The rewritten version passed the House 66-28 on Sunday and now goes back to the Senate. The state's legislative session ends Thursday.
Some Republican lawmakers argued that allowing those under 18 to marry would be beneficial in cases of pregnancy and also touted the benefits of marriage.
“If they’re both 16 years old, and they both consent to sexual relations, and they’re about to have a baby, why wouldn’t we want them to be married?” state Rep. Nancy Landry, a Republican, said Sunday. “Just as a public policy of the state we want children born into wedlock, if possible.”
Supporters of a strict minimum age to marry called the bill a child protection measure, saying it would keep teenagers from marrying sexual predators and citing marriages of teenagers to people decades older.
Across the country, laws allowing minors to wed are common, NBC News previously reported.

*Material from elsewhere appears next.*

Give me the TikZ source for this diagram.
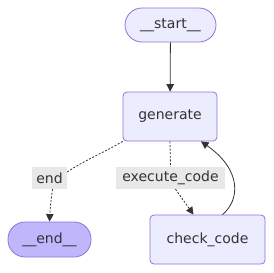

Louisiana is one of 15 states with no minimum marriage age, according to the Tahirih Justice Center, a nonprofit that seeks to protect women and girls from violence. And a majority of states allow 16- and 17-year-olds to marry, often with the consent of a parent or judge.
Nearly a quarter of a million children were married in the U.S. from 2000 to 2010, most of them girls marrying older men, according to the advocacy group Unchained at Last. Experts note that child marriage can have negative effects on young women, causing social, educational and economic strains over the course of their lives.